Return the material word for word. Do not include the pictures.

__________________________________________________

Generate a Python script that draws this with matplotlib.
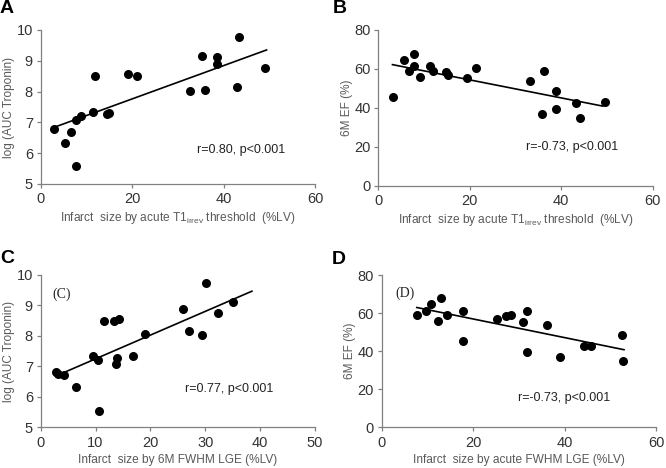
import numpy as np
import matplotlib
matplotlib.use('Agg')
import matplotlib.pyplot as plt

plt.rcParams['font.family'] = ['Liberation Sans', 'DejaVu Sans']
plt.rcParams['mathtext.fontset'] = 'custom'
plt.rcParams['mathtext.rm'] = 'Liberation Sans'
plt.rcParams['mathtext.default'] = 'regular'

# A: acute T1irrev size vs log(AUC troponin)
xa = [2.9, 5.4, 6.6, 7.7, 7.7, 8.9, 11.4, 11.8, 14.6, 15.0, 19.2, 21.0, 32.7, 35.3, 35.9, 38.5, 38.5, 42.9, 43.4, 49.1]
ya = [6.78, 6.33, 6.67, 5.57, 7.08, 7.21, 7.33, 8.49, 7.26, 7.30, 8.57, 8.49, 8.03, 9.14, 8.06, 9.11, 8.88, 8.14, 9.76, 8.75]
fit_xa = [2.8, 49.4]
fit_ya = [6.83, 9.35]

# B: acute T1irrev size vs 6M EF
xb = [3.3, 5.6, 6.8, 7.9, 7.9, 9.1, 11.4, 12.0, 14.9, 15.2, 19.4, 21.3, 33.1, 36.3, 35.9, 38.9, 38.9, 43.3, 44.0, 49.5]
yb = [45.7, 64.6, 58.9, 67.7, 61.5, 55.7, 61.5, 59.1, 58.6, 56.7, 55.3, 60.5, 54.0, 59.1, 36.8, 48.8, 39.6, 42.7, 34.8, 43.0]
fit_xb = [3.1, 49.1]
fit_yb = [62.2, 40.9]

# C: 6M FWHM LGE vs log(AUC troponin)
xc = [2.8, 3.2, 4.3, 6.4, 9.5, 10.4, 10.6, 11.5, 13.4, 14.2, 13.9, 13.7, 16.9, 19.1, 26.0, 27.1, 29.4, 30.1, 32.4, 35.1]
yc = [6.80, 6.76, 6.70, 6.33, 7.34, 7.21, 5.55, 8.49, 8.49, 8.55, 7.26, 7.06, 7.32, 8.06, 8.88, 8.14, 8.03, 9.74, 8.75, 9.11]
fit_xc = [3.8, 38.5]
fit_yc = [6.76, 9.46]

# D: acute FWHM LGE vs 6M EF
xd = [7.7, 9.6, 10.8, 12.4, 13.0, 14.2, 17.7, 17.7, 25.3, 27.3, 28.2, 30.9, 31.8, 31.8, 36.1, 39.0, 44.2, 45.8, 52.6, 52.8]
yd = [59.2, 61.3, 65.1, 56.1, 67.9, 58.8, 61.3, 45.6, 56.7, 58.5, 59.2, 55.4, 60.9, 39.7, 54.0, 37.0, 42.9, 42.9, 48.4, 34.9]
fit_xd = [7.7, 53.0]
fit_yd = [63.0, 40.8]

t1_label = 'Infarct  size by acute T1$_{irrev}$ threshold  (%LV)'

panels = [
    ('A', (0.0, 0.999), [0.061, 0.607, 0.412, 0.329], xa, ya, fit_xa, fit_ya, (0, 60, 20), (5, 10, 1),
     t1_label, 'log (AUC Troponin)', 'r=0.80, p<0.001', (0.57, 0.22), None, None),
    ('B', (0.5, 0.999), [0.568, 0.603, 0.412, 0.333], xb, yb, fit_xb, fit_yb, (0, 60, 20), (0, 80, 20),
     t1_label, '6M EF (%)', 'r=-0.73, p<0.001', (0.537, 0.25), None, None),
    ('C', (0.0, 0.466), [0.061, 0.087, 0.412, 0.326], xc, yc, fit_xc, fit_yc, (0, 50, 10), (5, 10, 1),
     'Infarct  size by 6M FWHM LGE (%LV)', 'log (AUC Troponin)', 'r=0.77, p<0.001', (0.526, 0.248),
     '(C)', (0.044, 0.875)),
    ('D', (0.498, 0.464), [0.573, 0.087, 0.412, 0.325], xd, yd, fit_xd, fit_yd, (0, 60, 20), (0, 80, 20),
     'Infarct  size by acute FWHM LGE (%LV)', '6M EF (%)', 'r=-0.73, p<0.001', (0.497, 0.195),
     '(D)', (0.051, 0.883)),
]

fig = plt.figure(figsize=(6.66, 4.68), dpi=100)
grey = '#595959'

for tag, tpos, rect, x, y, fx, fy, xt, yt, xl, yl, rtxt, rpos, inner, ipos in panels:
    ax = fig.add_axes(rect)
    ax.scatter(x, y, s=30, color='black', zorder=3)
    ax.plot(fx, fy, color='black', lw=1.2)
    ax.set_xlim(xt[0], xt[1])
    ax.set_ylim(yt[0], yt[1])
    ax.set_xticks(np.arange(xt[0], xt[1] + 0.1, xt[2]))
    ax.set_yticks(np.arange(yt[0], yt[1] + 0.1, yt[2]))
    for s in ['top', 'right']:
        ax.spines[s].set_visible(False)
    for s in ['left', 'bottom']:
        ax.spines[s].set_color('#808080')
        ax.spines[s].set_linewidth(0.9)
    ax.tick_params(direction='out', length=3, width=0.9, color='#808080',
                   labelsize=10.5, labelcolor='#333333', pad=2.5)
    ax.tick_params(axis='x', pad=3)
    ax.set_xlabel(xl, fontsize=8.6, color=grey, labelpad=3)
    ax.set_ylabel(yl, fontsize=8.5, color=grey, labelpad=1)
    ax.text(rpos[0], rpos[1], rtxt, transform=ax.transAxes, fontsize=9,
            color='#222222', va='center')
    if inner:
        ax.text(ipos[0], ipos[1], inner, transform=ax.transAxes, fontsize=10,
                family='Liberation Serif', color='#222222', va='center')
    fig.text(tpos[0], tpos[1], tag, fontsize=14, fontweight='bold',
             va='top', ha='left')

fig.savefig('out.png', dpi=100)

__________________________________________________

Result for this task:
Generate a Python script that draws this with matplotlib.
import numpy as np
import matplotlib
matplotlib.use('Agg')
import matplotlib.pyplot as plt

plt.rcParams['font.family'] = ['Liberation Sans', 'DejaVu Sans']
plt.rcParams['mathtext.fontset'] = 'custom'
plt.rcParams['mathtext.rm'] = 'Liberation Sans'
plt.rcParams['mathtext.default'] = 'regular'

# A: acute T1irrev size vs log(AUC troponin)
xa = [2.9, 5.4, 6.6, 7.7, 7.7, 8.9, 11.4, 11.8, 14.6, 15.0, 19.2, 21.0, 32.7, 35.3, 35.9, 38.5, 38.5, 42.9, 43.4, 49.1]
ya = [6.78, 6.33, 6.67, 5.57, 7.08, 7.21, 7.33, 8.49, 7.26, 7.30, 8.57, 8.49, 8.03, 9.14, 8.06, 9.11, 8.88, 8.14, 9.76, 8.75]
fit_xa = [2.8, 49.4]
fit_ya = [6.83, 9.35]

# B: acute T1irrev size vs 6M EF
xb = [3.3, 5.6, 6.8, 7.9, 7.9, 9.1, 11.4, 12.0, 14.9, 15.2, 19.4, 21.3, 33.1, 36.3, 35.9, 38.9, 38.9, 43.3, 44.0, 49.5]
yb = [45.7, 64.6, 58.9, 67.7, 61.5, 55.7, 61.5, 59.1, 58.6, 56.7, 55.3, 60.5, 54.0, 59.1, 36.8, 48.8, 39.6, 42.7, 34.8, 43.0]
fit_xb = [3.1, 49.1]
fit_yb = [62.2, 40.9]

# C: 6M FWHM LGE vs log(AUC troponin)
xc = [2.8, 3.2, 4.3, 6.4, 9.5, 10.4, 10.6, 11.5, 13.4, 14.2, 13.9, 13.7, 16.9, 19.1, 26.0, 27.1, 29.4, 30.1, 32.4, 35.1]
yc = [6.80, 6.76, 6.70, 6.33, 7.34, 7.21, 5.55, 8.49, 8.49, 8.55, 7.26, 7.06, 7.32, 8.06, 8.88, 8.14, 8.03, 9.74, 8.75, 9.11]
fit_xc = [3.8, 38.5]
fit_yc = [6.76, 9.46]

# D: acute FWHM LGE vs 6M EF
xd = [7.7, 9.6, 10.8, 12.4, 13.0, 14.2, 17.7, 17.7, 25.3, 27.3, 28.2, 30.9, 31.8, 31.8, 36.1, 39.0, 44.2, 45.8, 52.6, 52.8]
yd = [59.2, 61.3, 65.1, 56.1, 67.9, 58.8, 61.3, 45.6, 56.7, 58.5, 59.2, 55.4, 60.9, 39.7, 54.0, 37.0, 42.9, 42.9, 48.4, 34.9]
fit_xd = [7.7, 53.0]
fit_yd = [63.0, 40.8]

t1_label = 'Infarct  size by acute T1$_{irrev}$ threshold  (%LV)'

panels = [
    ('A', (0.0, 0.999), [0.061, 0.607, 0.412, 0.329], xa, ya, fit_xa, fit_ya, (0, 60, 20), (5, 10, 1),
     t1_label, 'log (AUC Troponin)', 'r=0.80, p<0.001', (0.57, 0.22), None, None),
    ('B', (0.5, 0.999), [0.568, 0.603, 0.412, 0.333], xb, yb, fit_xb, fit_yb, (0, 60, 20), (0, 80, 20),
     t1_label, '6M EF (%)', 'r=-0.73, p<0.001', (0.537, 0.25), None, None),
    ('C', (0.0, 0.466), [0.061, 0.087, 0.412, 0.326], xc, yc, fit_xc, fit_yc, (0, 50, 10), (5, 10, 1),
     'Infarct  size by 6M FWHM LGE (%LV)', 'log (AUC Troponin)', 'r=0.77, p<0.001', (0.526, 0.248),
     '(C)', (0.044, 0.875)),
    ('D', (0.498, 0.464), [0.573, 0.087, 0.412, 0.325], xd, yd, fit_xd, fit_yd, (0, 60, 20), (0, 80, 20),
     'Infarct  size by acute FWHM LGE (%LV)', '6M EF (%)', 'r=-0.73, p<0.001', (0.497, 0.195),
     '(D)', (0.051, 0.883)),
]

fig = plt.figure(figsize=(6.66, 4.68), dpi=100)
grey = '#595959'

for tag, tpos, rect, x, y, fx, fy, xt, yt, xl, yl, rtxt, rpos, inner, ipos in panels:
    ax = fig.add_axes(rect)
    ax.scatter(x, y, s=30, color='black', zorder=3)
    ax.plot(fx, fy, color='black', lw=1.2)
    ax.set_xlim(xt[0], xt[1])
    ax.set_ylim(yt[0], yt[1])
    ax.set_xticks(np.arange(xt[0], xt[1] + 0.1, xt[2]))
    ax.set_yticks(np.arange(yt[0], yt[1] + 0.1, yt[2]))
    for s in ['top', 'right']:
        ax.spines[s].set_visible(False)
    for s in ['left', 'bottom']:
        ax.spines[s].set_color('#808080')
        ax.spines[s].set_linewidth(0.9)
    ax.tick_params(direction='out', length=3, width=0.9, color='#808080',
                   labelsize=10.5, labelcolor='#333333', pad=2.5)
    ax.tick_params(axis='x', pad=3)
    ax.set_xlabel(xl, fontsize=8.6, color=grey, labelpad=3)
    ax.set_ylabel(yl, fontsize=8.5, color=grey, labelpad=1)
    ax.text(rpos[0], rpos[1], rtxt, transform=ax.transAxes, fontsize=9,
            color='#222222', va='center')
    if inner:
        ax.text(ipos[0], ipos[1], inner, transform=ax.transAxes, fontsize=10,
                family='Liberation Serif', color='#222222', va='center')
    fig.text(tpos[0], tpos[1], tag, fontsize=14, fontweight='bold',
             va='top', ha='left')

fig.savefig('out.png', dpi=100)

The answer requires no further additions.